Over at The American Conservative, Alan Jacobs takes up the subject of reading Dickens and notes
Bleak House has everything: a cast of characters not discernibly less comprehensive than that of Copperfield; a great mystery story at its heart, featuring one of the first detectives in English fiction, Inspector Bucket; a brilliant and vicious satire on the law; coverage of the whole range of English society, from its height (Sir Leicester Dedlock) to its depths (Jo the crossing-sweeper),
Having just finished the novel myself, I can only agree.
As commentators point out, one of the problematic characters — perhaps the problematic character — is that of Harold Skimpole. A man of few sympathetic characteristics, especially to modern readers. He is a type of Romantic, existing at the sufferance of others, of self-conciously no mind for money, and one who presumes the world to be a gay place. Yet. His carelessness in mannered speech is like a squid’s ink. The person hides behind it, and we rarely see him; perhaps in his home, and again in Bucket’s sharp warning. A character like this raises the awareness of the writing, that the person referred to has his own unspoken history. The verbal display thus hides us from his “real” self.

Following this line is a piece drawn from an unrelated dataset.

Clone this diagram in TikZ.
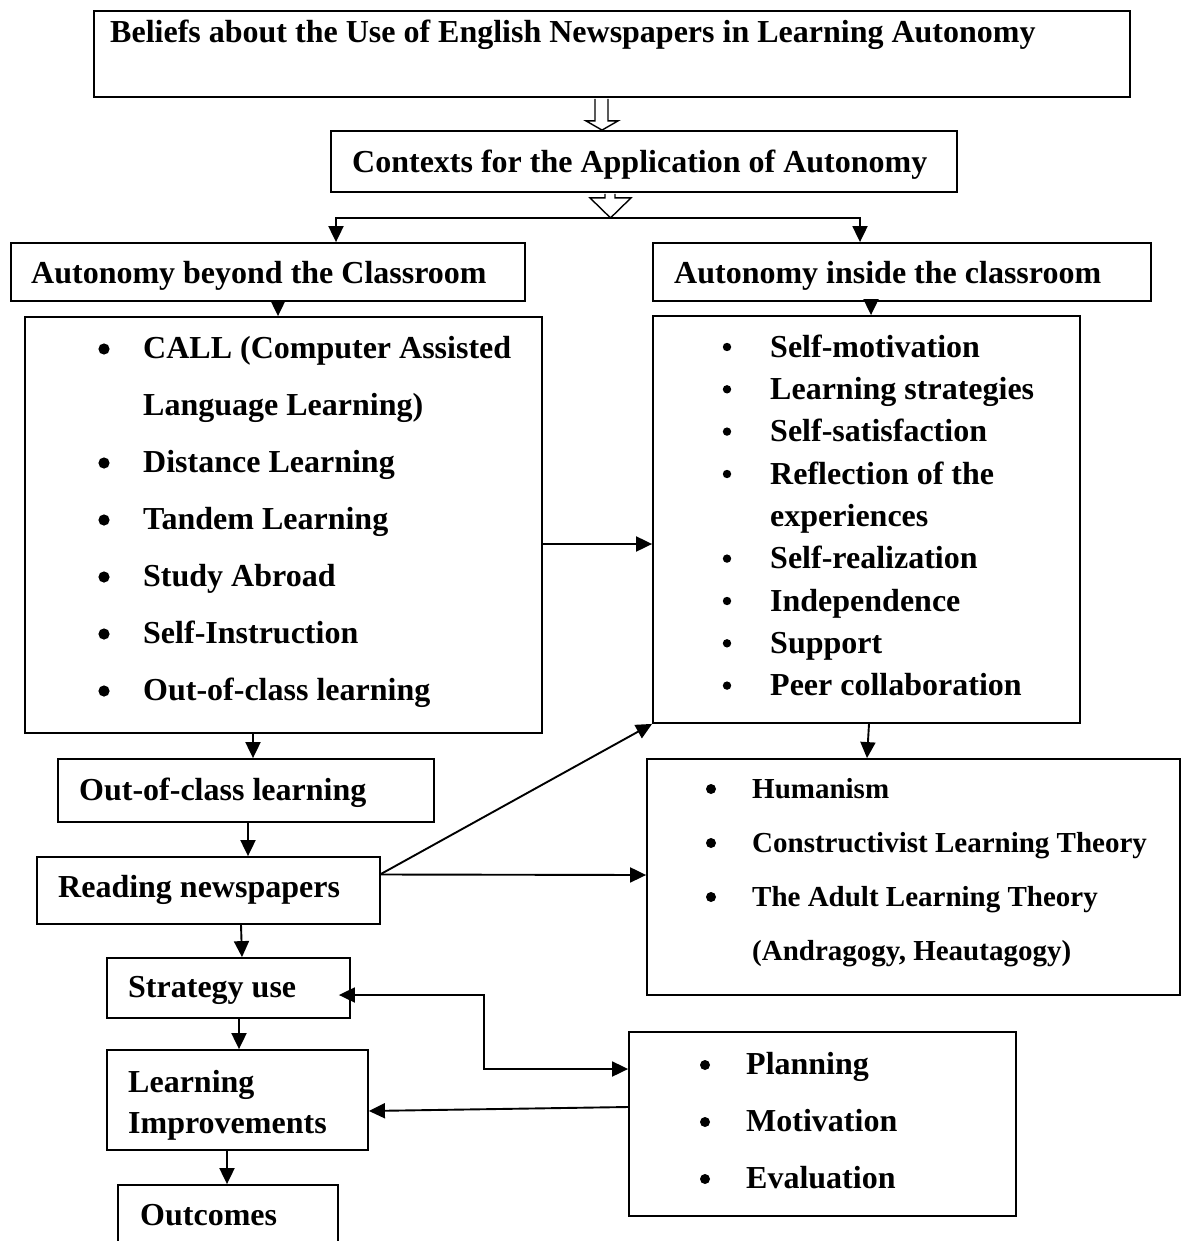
\documentclass[tikz,border=0pt]{standalone}
\usepackage{fontspec}
\setmainfont{Liberation Serif}
\usetikzlibrary{arrows.meta,fit,calc}
\begin{document}
\begin{tikzpicture}[x=1pt,y=-1pt,
  box/.style={draw, line width=1.8pt, inner sep=0pt},
  lbl/.style={anchor=base west, inner sep=0pt, font=\fontsize{32}{38}\selectfont\bfseries},
  sml/.style={anchor=base west, inner sep=0pt, font=\fontsize{29}{35}\selectfont\bfseries},
  arr/.style={line width=1.9pt, -{Triangle[length=16pt,width=15pt]}},
  arrb/.style={line width=1.9pt, {Triangle[length=16pt,width=15pt]}-{Triangle[length=16pt,width=15pt]}},
  hol/.style={draw, line width=1.4pt, fill=white, line join=miter},
  bul/.style={fill=black}
]
\useasboundingbox (0,0) rectangle (1181,1241);
\fill[white] (0,0) rectangle (1181,1241);

% boxes
\node[box, fit={(94,11) (1130,97)}] (top) {};
\node[box, fit={(331,131) (957,192)}] (ctx) {};
\node[box, fit={(11,243) (525,301)}] (lh) {};
\node[box, fit={(653,243) (1151,301)}] (rh) {};
\node[box, fit={(25,317) (542,733)}] (ll) {};
\node[box, fit={(653,316) (1080,723)}] (rl) {};
\node[box, fit={(58,759) (434,822)}] (ooc) {};
\node[box, fit={(37,857) (380,924)}] (rn) {};
\node[box, fit={(647,759) (1180,995)}] (th) {};
\node[box, fit={(107,958) (350,1018)}] (su) {};
\node[box, fit={(107,1050) (368,1150)}] (li) {};
\node[box, fit={(118,1185) (338,1262)}] (oc) {};
\node[box, fit={(629,1032) (1016,1216)}] (pl) {};

% texts
\node[lbl] (t-top) at (110,43) {Beliefs about the Use of English Newspapers in Learning Autonomy};
\node[lbl] (t-ctx) at (352,173) {Contexts for the Application of Autonomy};
\node[lbl] (t-lh) at (31,283) {Autonomy beyond the Classroom};
\node[lbl] (t-rh) at (674,283) {Autonomy inside the classroom};

\foreach \y/\t [count=\i] in {358/{CALL (Computer Assisted}, 415/{Language Learning)}, 472/{Distance Learning}, 529/{Tandem Learning}, 586/{Study Abroad}, 643/{Self-Instruction}, 700/{Out-of-class learning}}{
  \node[lbl] (ll-\i) at (143,\y) {\t};
}
\foreach \y in {358,472,529,586,643,700}{
  \fill[bul] (104,\y-9) circle[radius=5.6];
}

\foreach \y/\t [count=\i] in {357/{Self-motivation}, 399.3/{Learning strategies}, 441.6/{Self-satisfaction}, 484/{Reflection of the}, 526.3/{experiences}, 568.6/{Self-realization}, 611/{Independence}, 653.3/{Support}, 695.6/{Peer collaboration}}{
  \node[lbl] (rl-\i) at (770,\y) {\t};
}
\foreach \y in {357,399.3,441.6,484,568.6,611,653.3,695.6}{
  \fill[bul] (727,\y-10) circle[radius=4.2];
}

\node[lbl] (t-ooc) at (79,800) {Out-of-class learning};
\node[lbl] (t-rn) at (58,897) {Reading newspapers};

\foreach \y/\t [count=\i] in {798/{Humanism}, 852/{Constructivist Learning Theory}, 906/{The Adult Learning Theory}, 960/{(Andragogy, Heautagogy)}}{
  \node[sml] (th-\i) at (752,\y) {\t};
}
\foreach \y in {798,852,906}{
  \fill[bul] (711,\y-9) circle[radius=5];
}

\node[lbl] (t-su) at (128,997) {Strategy use};
\node[lbl] (t-li1) at (128,1092) {Learning};
\node[lbl] (t-li2) at (128,1133) {Improvements};
\node[lbl] (t-oc) at (140,1225) {Outcomes};

\foreach \y/\t [count=\i] in {1074/{Planning}, 1131/{Motivation}, 1188/{Evaluation}}{
  \node[lbl] (pl-\i) at (746,\y) {\t};
  \fill[bul] (705,\y-9) circle[radius=5];
}

% hollow arrows
\draw[hol] ($(top.south)+(-17,1)$) -- ($(top.south)+(-17,23)$) -- ($(top.south)+(-26,23)$)
  -- ($(ctx.north)+(-42,0)$) -- ($(top.south)+(6,23)$) -- ($(top.south)+(-4,23)$) -- ($(top.south)+(-4,1)$);
\draw[arr] ($(ctx.south)+(-33.5,25)$) -| ([xshift=68pt]lh.north);
\draw[arr] ($(ctx.south)+(-33.5,25)$) -| ([xshift=-42pt]rh.north);
\draw[hol] ($(ctx.south)+(-39,1)$) -- ($(ctx.south)+(-39,5)$) -- ($(ctx.south)+(-54,5)$)
  -- ($(ctx.south)+(-33.5,25)$) -- ($(ctx.south)+(-13,5)$) -- ($(ctx.south)+(-29,5)$) -- ($(ctx.south)+(-29,1)$);

% connectors
\draw[arr] ([xshift=10pt]lh.south) -- ([xshift=-5.5pt]ll.north);
\draw[arr] ([xshift=-31pt]rh.south) -- ([xshift=4.5pt]rl.north);
\draw[arr] ($(ll.east)+(0,19)$) -- ($(rl.west)+(0,24.5)$);
\draw[arr] ([xshift=-30.5pt]ll.south) -- ([xshift=7pt]ooc.north);
\draw[arr] ([xshift=2pt]ooc.south) -- ([xshift=39.5pt]rn.north);
\draw[arr] ($(rn.east)+(0,-16.5)$) -- (rl.south west);
\draw[arr] ($(rn.east)+(0,-16)$) -- ($(th.west)+(0,-2)$);
\draw[arr] ([xshift=2.5pt]rl.south) -- ([xshift=-46.5pt]th.north);
\draw[arr] ([xshift=32.5pt]rn.south) -- ([xshift=13.5pt]su.north);
\draw[arr] ([xshift=10.5pt]su.south) -- ([xshift=1.5pt]li.north);
\draw[arr] ([xshift=-10.5pt]li.south) -- ([xshift=-1pt]oc.north);
\draw[arrb] ($(su.east)+(-12,7)$) -- ++(145,0) |- ($(pl.west)+(0,-55)$);
\draw[arr] ($(pl.west)+(0,-17)$) -- ($(li.east)+(0,11)$);
\end{tikzpicture}
\end{document}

And Skimpole’s caricatured Romanticism creates a tension with Dickens’ own pastoral inclinations (e.g. George’s last scene, turning his back on the Manchester mills to head to the country; or for that matter the sugary description of the New Bleak House in Yorkshire, Esther’s new home). I would think that it is the tug of Romanticism in Dickens that prevents him from seeing or developing Skimpole, the arch Romantic.
Skimpole’s false, Romantic innocence was also the subject of an interesting essay at First Things (1993).